AIM OF THE TASK
Copy the data exactly as it appears, and do not include any pictures.

GIVEN DATA
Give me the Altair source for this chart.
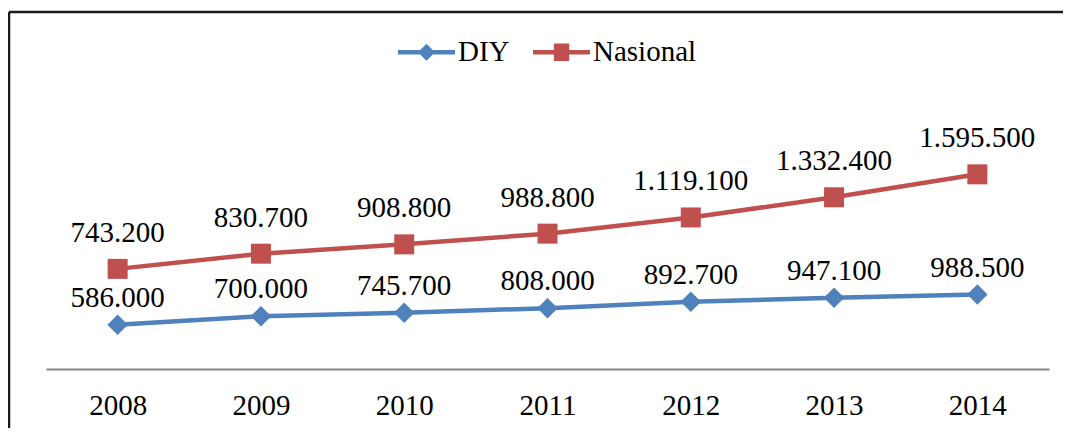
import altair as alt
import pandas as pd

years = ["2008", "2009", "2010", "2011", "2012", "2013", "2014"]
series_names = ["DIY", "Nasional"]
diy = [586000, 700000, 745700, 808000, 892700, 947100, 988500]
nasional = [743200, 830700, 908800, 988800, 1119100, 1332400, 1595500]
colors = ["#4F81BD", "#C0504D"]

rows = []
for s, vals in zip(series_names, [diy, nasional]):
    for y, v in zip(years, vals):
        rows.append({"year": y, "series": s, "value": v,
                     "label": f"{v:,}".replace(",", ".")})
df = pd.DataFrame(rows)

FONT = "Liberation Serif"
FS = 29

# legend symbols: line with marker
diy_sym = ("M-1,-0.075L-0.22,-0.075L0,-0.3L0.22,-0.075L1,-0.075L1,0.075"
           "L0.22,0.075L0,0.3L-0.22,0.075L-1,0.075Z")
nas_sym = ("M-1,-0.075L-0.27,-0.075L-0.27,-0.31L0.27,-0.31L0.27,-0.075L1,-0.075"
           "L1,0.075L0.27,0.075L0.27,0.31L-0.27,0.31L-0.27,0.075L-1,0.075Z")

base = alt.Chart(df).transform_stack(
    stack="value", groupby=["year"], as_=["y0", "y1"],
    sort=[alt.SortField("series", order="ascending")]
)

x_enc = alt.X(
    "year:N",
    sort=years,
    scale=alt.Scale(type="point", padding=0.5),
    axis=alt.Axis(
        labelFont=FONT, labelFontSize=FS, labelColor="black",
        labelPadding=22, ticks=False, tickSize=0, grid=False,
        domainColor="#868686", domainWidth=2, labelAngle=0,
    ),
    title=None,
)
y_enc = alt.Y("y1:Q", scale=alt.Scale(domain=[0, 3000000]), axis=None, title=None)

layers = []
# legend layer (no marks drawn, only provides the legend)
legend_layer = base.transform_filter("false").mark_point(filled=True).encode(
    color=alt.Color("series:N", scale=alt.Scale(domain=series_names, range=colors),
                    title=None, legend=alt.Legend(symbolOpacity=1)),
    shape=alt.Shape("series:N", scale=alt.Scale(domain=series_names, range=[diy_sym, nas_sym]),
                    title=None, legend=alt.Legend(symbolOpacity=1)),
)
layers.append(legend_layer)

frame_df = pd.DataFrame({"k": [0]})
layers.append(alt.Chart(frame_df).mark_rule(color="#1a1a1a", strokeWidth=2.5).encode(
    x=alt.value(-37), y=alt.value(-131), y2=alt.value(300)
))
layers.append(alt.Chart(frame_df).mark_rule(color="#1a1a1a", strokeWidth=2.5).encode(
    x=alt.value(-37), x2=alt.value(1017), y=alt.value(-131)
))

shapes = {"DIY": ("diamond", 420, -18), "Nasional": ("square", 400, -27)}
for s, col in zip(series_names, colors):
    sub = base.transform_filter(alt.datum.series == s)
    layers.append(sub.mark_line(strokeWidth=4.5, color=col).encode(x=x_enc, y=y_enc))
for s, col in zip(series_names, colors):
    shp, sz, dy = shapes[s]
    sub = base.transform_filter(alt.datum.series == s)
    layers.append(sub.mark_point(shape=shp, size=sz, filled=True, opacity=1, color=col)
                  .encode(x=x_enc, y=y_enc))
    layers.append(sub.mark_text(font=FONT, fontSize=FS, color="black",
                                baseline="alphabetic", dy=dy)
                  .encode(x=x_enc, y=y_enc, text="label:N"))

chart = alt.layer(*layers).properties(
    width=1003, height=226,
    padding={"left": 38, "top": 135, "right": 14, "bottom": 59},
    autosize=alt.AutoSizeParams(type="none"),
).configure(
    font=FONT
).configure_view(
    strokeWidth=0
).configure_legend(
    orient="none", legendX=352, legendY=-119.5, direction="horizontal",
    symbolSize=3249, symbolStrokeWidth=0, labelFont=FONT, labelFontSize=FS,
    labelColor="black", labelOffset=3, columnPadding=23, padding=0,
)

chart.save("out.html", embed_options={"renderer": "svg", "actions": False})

THE ANSWER
Give me the Altair source for this chart.
import altair as alt
import pandas as pd

years = ["2008", "2009", "2010", "2011", "2012", "2013", "2014"]
series_names = ["DIY", "Nasional"]
diy = [586000, 700000, 745700, 808000, 892700, 947100, 988500]
nasional = [743200, 830700, 908800, 988800, 1119100, 1332400, 1595500]
colors = ["#4F81BD", "#C0504D"]

rows = []
for s, vals in zip(series_names, [diy, nasional]):
    for y, v in zip(years, vals):
        rows.append({"year": y, "series": s, "value": v,
                     "label": f"{v:,}".replace(",", ".")})
df = pd.DataFrame(rows)

FONT = "Liberation Serif"
FS = 29

# legend symbols: line with marker
diy_sym = ("M-1,-0.075L-0.22,-0.075L0,-0.3L0.22,-0.075L1,-0.075L1,0.075"
           "L0.22,0.075L0,0.3L-0.22,0.075L-1,0.075Z")
nas_sym = ("M-1,-0.075L-0.27,-0.075L-0.27,-0.31L0.27,-0.31L0.27,-0.075L1,-0.075"
           "L1,0.075L0.27,0.075L0.27,0.31L-0.27,0.31L-0.27,0.075L-1,0.075Z")

base = alt.Chart(df).transform_stack(
    stack="value", groupby=["year"], as_=["y0", "y1"],
    sort=[alt.SortField("series", order="ascending")]
)

x_enc = alt.X(
    "year:N",
    sort=years,
    scale=alt.Scale(type="point", padding=0.5),
    axis=alt.Axis(
        labelFont=FONT, labelFontSize=FS, labelColor="black",
        labelPadding=22, ticks=False, tickSize=0, grid=False,
        domainColor="#868686", domainWidth=2, labelAngle=0,
    ),
    title=None,
)
y_enc = alt.Y("y1:Q", scale=alt.Scale(domain=[0, 3000000]), axis=None, title=None)

layers = []
# legend layer (no marks drawn, only provides the legend)
legend_layer = base.transform_filter("false").mark_point(filled=True).encode(
    color=alt.Color("series:N", scale=alt.Scale(domain=series_names, range=colors),
                    title=None, legend=alt.Legend(symbolOpacity=1)),
    shape=alt.Shape("series:N", scale=alt.Scale(domain=series_names, range=[diy_sym, nas_sym]),
                    title=None, legend=alt.Legend(symbolOpacity=1)),
)
layers.append(legend_layer)

frame_df = pd.DataFrame({"k": [0]})
layers.append(alt.Chart(frame_df).mark_rule(color="#1a1a1a", strokeWidth=2.5).encode(
    x=alt.value(-37), y=alt.value(-131), y2=alt.value(300)
))
layers.append(alt.Chart(frame_df).mark_rule(color="#1a1a1a", strokeWidth=2.5).encode(
    x=alt.value(-37), x2=alt.value(1017), y=alt.value(-131)
))

shapes = {"DIY": ("diamond", 420, -18), "Nasional": ("square", 400, -27)}
for s, col in zip(series_names, colors):
    sub = base.transform_filter(alt.datum.series == s)
    layers.append(sub.mark_line(strokeWidth=4.5, color=col).encode(x=x_enc, y=y_enc))
for s, col in zip(series_names, colors):
    shp, sz, dy = shapes[s]
    sub = base.transform_filter(alt.datum.series == s)
    layers.append(sub.mark_point(shape=shp, size=sz, filled=True, opacity=1, color=col)
                  .encode(x=x_enc, y=y_enc))
    layers.append(sub.mark_text(font=FONT, fontSize=FS, color="black",
                                baseline="alphabetic", dy=dy)
                  .encode(x=x_enc, y=y_enc, text="label:N"))

chart = alt.layer(*layers).properties(
    width=1003, height=226,
    padding={"left": 38, "top": 135, "right": 14, "bottom": 59},
    autosize=alt.AutoSizeParams(type="none"),
).configure(
    font=FONT
).configure_view(
    strokeWidth=0
).configure_legend(
    orient="none", legendX=352, legendY=-119.5, direction="horizontal",
    symbolSize=3249, symbolStrokeWidth=0, labelFont=FONT, labelFontSize=FS,
    labelColor="black", labelOffset=3, columnPadding=23, padding=0,
)

chart.save("out.html", embed_options={"renderer": "svg", "actions": False})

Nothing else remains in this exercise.